| Task prompt |
Below is a listing; reproduce each line of it exactly.

| Data block |

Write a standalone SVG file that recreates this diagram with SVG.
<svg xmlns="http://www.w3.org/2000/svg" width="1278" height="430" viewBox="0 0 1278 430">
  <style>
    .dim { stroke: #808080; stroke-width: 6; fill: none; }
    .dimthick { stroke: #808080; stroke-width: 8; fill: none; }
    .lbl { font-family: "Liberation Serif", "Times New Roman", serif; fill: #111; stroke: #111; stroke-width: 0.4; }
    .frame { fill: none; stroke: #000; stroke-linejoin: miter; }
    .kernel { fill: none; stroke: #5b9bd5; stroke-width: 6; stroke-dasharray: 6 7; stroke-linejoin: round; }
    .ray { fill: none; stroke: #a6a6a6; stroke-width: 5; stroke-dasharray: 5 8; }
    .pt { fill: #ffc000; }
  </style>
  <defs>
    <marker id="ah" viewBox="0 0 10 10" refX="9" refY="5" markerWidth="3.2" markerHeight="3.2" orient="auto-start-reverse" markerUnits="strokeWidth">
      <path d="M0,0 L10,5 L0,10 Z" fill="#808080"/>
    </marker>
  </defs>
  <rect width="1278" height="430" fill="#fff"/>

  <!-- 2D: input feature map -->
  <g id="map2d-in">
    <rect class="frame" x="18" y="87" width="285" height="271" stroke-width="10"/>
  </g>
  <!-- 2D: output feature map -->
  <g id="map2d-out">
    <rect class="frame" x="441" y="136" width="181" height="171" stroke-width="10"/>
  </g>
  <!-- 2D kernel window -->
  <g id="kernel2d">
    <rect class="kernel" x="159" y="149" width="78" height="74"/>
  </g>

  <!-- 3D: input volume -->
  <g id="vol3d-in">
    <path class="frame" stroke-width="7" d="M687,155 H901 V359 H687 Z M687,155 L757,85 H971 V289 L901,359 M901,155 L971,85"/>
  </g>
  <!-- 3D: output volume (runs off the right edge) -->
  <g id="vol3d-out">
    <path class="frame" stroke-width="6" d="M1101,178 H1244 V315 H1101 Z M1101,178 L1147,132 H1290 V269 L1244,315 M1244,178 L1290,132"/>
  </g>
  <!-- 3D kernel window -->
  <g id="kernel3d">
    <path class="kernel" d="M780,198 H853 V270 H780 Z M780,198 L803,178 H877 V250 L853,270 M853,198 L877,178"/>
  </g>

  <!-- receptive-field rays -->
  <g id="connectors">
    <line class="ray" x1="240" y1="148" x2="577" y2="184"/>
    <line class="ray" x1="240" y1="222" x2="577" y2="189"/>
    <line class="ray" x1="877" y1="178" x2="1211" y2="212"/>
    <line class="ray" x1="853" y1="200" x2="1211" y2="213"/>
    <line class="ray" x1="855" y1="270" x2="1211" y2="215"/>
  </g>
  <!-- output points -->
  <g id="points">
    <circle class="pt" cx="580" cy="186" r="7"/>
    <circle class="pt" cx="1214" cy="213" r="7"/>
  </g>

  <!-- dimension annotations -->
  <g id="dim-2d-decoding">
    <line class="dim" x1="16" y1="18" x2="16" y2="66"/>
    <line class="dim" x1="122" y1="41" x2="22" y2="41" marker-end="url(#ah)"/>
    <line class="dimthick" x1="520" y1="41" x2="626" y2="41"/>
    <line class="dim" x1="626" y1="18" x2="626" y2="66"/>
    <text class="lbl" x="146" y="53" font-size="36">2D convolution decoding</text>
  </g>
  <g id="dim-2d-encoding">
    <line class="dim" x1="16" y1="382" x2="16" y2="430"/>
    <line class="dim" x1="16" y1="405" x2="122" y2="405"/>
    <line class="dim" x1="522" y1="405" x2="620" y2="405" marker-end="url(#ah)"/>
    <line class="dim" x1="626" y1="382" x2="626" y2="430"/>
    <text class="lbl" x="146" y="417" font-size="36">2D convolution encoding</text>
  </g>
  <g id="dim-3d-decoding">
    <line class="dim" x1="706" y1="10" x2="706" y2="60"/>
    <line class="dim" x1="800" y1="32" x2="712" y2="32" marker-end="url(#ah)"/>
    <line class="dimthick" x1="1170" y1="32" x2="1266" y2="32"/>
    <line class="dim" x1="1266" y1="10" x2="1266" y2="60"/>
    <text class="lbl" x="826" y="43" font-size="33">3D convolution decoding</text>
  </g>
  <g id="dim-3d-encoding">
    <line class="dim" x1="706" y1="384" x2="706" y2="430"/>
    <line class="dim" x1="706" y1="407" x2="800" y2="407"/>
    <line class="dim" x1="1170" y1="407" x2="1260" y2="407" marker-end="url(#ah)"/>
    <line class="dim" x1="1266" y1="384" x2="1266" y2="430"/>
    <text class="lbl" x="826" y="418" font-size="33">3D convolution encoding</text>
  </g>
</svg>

| The reply |
Write a standalone SVG file that recreates this diagram with SVG.
<svg xmlns="http://www.w3.org/2000/svg" width="1278" height="430" viewBox="0 0 1278 430">
  <style>
    .dim { stroke: #808080; stroke-width: 6; fill: none; }
    .dimthick { stroke: #808080; stroke-width: 8; fill: none; }
    .lbl { font-family: "Liberation Serif", "Times New Roman", serif; fill: #111; stroke: #111; stroke-width: 0.4; }
    .frame { fill: none; stroke: #000; stroke-linejoin: miter; }
    .kernel { fill: none; stroke: #5b9bd5; stroke-width: 6; stroke-dasharray: 6 7; stroke-linejoin: round; }
    .ray { fill: none; stroke: #a6a6a6; stroke-width: 5; stroke-dasharray: 5 8; }
    .pt { fill: #ffc000; }
  </style>
  <defs>
    <marker id="ah" viewBox="0 0 10 10" refX="9" refY="5" markerWidth="3.2" markerHeight="3.2" orient="auto-start-reverse" markerUnits="strokeWidth">
      <path d="M0,0 L10,5 L0,10 Z" fill="#808080"/>
    </marker>
  </defs>
  <rect width="1278" height="430" fill="#fff"/>

  <!-- 2D: input feature map -->
  <g id="map2d-in">
    <rect class="frame" x="18" y="87" width="285" height="271" stroke-width="10"/>
  </g>
  <!-- 2D: output feature map -->
  <g id="map2d-out">
    <rect class="frame" x="441" y="136" width="181" height="171" stroke-width="10"/>
  </g>
  <!-- 2D kernel window -->
  <g id="kernel2d">
    <rect class="kernel" x="159" y="149" width="78" height="74"/>
  </g>

  <!-- 3D: input volume -->
  <g id="vol3d-in">
    <path class="frame" stroke-width="7" d="M687,155 H901 V359 H687 Z M687,155 L757,85 H971 V289 L901,359 M901,155 L971,85"/>
  </g>
  <!-- 3D: output volume (runs off the right edge) -->
  <g id="vol3d-out">
    <path class="frame" stroke-width="6" d="M1101,178 H1244 V315 H1101 Z M1101,178 L1147,132 H1290 V269 L1244,315 M1244,178 L1290,132"/>
  </g>
  <!-- 3D kernel window -->
  <g id="kernel3d">
    <path class="kernel" d="M780,198 H853 V270 H780 Z M780,198 L803,178 H877 V250 L853,270 M853,198 L877,178"/>
  </g>

  <!-- receptive-field rays -->
  <g id="connectors">
    <line class="ray" x1="240" y1="148" x2="577" y2="184"/>
    <line class="ray" x1="240" y1="222" x2="577" y2="189"/>
    <line class="ray" x1="877" y1="178" x2="1211" y2="212"/>
    <line class="ray" x1="853" y1="200" x2="1211" y2="213"/>
    <line class="ray" x1="855" y1="270" x2="1211" y2="215"/>
  </g>
  <!-- output points -->
  <g id="points">
    <circle class="pt" cx="580" cy="186" r="7"/>
    <circle class="pt" cx="1214" cy="213" r="7"/>
  </g>

  <!-- dimension annotations -->
  <g id="dim-2d-decoding">
    <line class="dim" x1="16" y1="18" x2="16" y2="66"/>
    <line class="dim" x1="122" y1="41" x2="22" y2="41" marker-end="url(#ah)"/>
    <line class="dimthick" x1="520" y1="41" x2="626" y2="41"/>
    <line class="dim" x1="626" y1="18" x2="626" y2="66"/>
    <text class="lbl" x="146" y="53" font-size="36">2D convolution decoding</text>
  </g>
  <g id="dim-2d-encoding">
    <line class="dim" x1="16" y1="382" x2="16" y2="430"/>
    <line class="dim" x1="16" y1="405" x2="122" y2="405"/>
    <line class="dim" x1="522" y1="405" x2="620" y2="405" marker-end="url(#ah)"/>
    <line class="dim" x1="626" y1="382" x2="626" y2="430"/>
    <text class="lbl" x="146" y="417" font-size="36">2D convolution encoding</text>
  </g>
  <g id="dim-3d-decoding">
    <line class="dim" x1="706" y1="10" x2="706" y2="60"/>
    <line class="dim" x1="800" y1="32" x2="712" y2="32" marker-end="url(#ah)"/>
    <line class="dimthick" x1="1170" y1="32" x2="1266" y2="32"/>
    <line class="dim" x1="1266" y1="10" x2="1266" y2="60"/>
    <text class="lbl" x="826" y="43" font-size="33">3D convolution decoding</text>
  </g>
  <g id="dim-3d-encoding">
    <line class="dim" x1="706" y1="384" x2="706" y2="430"/>
    <line class="dim" x1="706" y1="407" x2="800" y2="407"/>
    <line class="dim" x1="1170" y1="407" x2="1260" y2="407" marker-end="url(#ah)"/>
    <line class="dim" x1="1266" y1="384" x2="1266" y2="430"/>
    <text class="lbl" x="826" y="418" font-size="33">3D convolution encoding</text>
  </g>
</svg>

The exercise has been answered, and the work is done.